# Workbench Wood Species



## CivilEngineer13 (Aug 29, 2008)

Was milling around in my head the idea of making a workbench out of douglas fir posts. My only real rational is if they frame gorgeous, very expensive homes with it and leave it to be seen - So I figure if it's good enough for that, it's good enough for a bench. Plus it's one of the strongest woods thats not an exotic (speaking compressive and flextural strengths). Any thoughts?


----------



## BHOFM (Oct 14, 2008)

What ever you can lay your hands on or can afford
will do for a work bench.

How good do you want it to look?
How much can you afford to spend?

If I was going to build a new shop with
new benches, they would be oak.
However, for the old shop, utility grade pine is
fine.

Go for it and let us see some pictures.:laughing::laughing::laughing:


----------



## breakfastchef (Jan 14, 2008)

Dead flat for a workbench would be my litmus test. What material would you all suggest?


----------



## CivilEngineer13 (Aug 29, 2008)

BHOFM, I want it to look nice (why would I want to spend time and money building something ugly? :laughing and cost isn't a huge concern (not like I'm going to go drop $500 in wood though).
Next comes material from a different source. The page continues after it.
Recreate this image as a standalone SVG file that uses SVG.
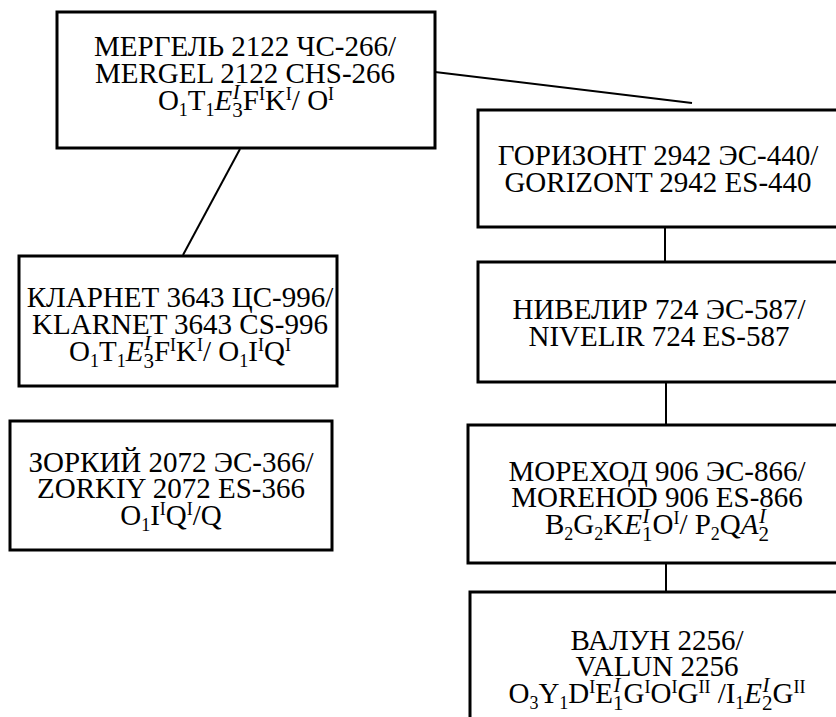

It was just a thought I had. I think I might give it a go unless someone around here advises me otherwise. I'll post pics when the time comes, but the shop hasn't opened up yet (too cold and wet), so it may be a couple months.


----------



## BHOFM (Oct 14, 2008)

> why would I want to spend time and money building something ugly? :laughing


Some times it is the usability more that the looks
that dictate what we do.

Some of my best work ain't no prize to look at.:laughing::laughing::laughing:

We love ugly dogs?


----------



## CivilEngineer13 (Aug 29, 2008)

good point BHOFM


----------



## KevinK (Sep 18, 2008)

Hi

I believe douglas fir is a good choice, if you need more convincing on species type check out Chris Schwartz book Workbenches from design and theory to construction and use. Also check out his websites and search on workbenches.


Douglas fir is now my choice, I was considering and thinking maple but it is not as available where I live and very expensive. 

Good Luck

Kevin


----------



## GeorgeC (Jul 30, 2008)

BHOFM said:


> What ever you can lay your hands on or can afford
> will do for a work bench.
> 
> How good do you want it to look?
> ...


Absolutely agree.

G


----------



## johnv51 (Oct 27, 2008)

breakfastchef said:


> Dead flat for a workbench would be my litmus test. What material would you all suggest?


I glued and screwed 2 layers of 3/4" mdf. I trimmmed it to size then edge banded with oak. After I flush trimmed the oak to the surface of the MDF I applied laminate. I also installed T Track for hold downs and such. The top is dead flat.


----------



## rusty baker (Jun 14, 2008)

I bought a flat steelclad door at a salvage place for $20. It made a great bench top.


----------



## smitty1967 (Feb 24, 2008)

breakfastchef said:


> Dead flat for a workbench would be my litmus test. What material would you all suggest?


I went with 3/4" melamine over 3/4" plywood, supported on a 2x4 box frame, approx 12" o.c. It still isn't dead flat, but I think the work bench is telegraphing some imprefections in the floor, because I'm noticing them more in cold weather.

smitty


----------



## windstorm (Dec 21, 2008)

I don't know how big you're building your workbench, but I had some luck with 2"X3" unfinished pine for my infeed & outfeed tables, planed to a thickness of 1 3/4". It's perfectly flat and has withstood a year of severe temperature changes with no separations -- all for under $100! I considered hard woods, but with all the abuse a table top takes, I opted to make it cheap, but strong. No problems yet.


----------



## Dixon Peer (Feb 19, 2009)

KevinK said:


> Hi
> 
> I believe douglas fir is a good choice, if you need more convincing on species type check out Chris Schwartz book Workbenches from design and theory to construction and use. Also check out his websites and search on workbenches.
> 
> ...


Maple is the species used in most European style workbenches. It's not very expensive in the East and it's very hard and heavy, which is what one needs in a workbench.


----------



## Gerry KIERNAN (Apr 20, 2007)

There's nothing wrong with using fir. I plan on using alder, because that's what I have.

Gerry


----------



## KevinK (Sep 18, 2008)

Any wood will work, but to compare stiffness, weight and dent resistance
modulous of elasticity (stiffness over distance)
maple 1.83 douglas fir 1.95

specific gravity (weight)
maple .63 douglas fir .48

Janka scale (dent resistance)
maple 1,450 douglas fir 660

So maple does have some advantages but it all depends on what is available and what you are willing to spend in the end. Check out Chris Schwarz. Workbenches from Design and Theory to Construction and Use for other species.

Good Luck


----------